Over one-third of these ethnic churches have more than 75 in worship attendance. They can support full-time ministers and a place of meeting.
Not surprisingly, living up to its historical identity as an ethnically diverse context, Metro New York district has by far the most ethnically identified churches. It was surprising to see so many more ethnic churches on the Virginia district than on the Philadelphia district. This is unexpected, except maybe for those living in northern Virginia.
The oldest congregation that identifies as multicultural is in Cambridge MA, organized in 1899, which has a wonderful history on its own. The most recent is an Hispanic congregation in Philadelphia in 2017.

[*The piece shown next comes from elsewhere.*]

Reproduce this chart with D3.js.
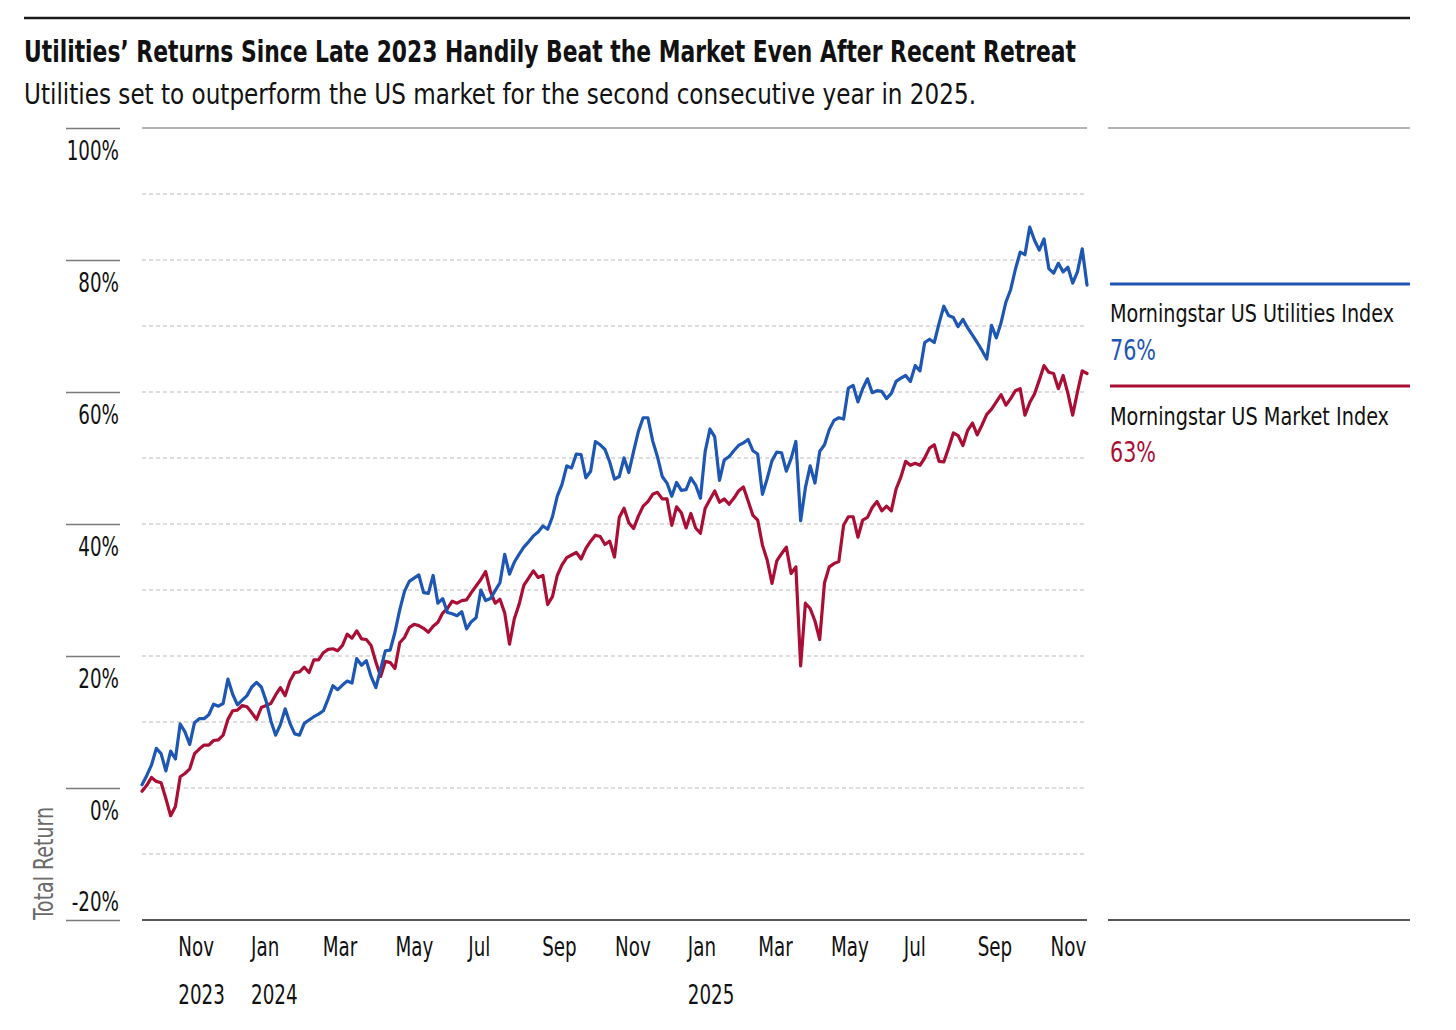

The two largest ethnic identities are Hispanic and Haitian. These groups are not only unique within the majority context but also different from each other. One of the difficulties is leadership development: identifying leaders, mentoring them, and finding places of ministry. This is a monumental task for ethnic churches in the Northeast megaregion, especially as some cultural backgrounds are laden with strict age- and gender-based hierarchies of leadership. And, many new immigrants may not readily identify with Christianity as a significant cultural influence, as might be the case in Hispanic and Haitian communities.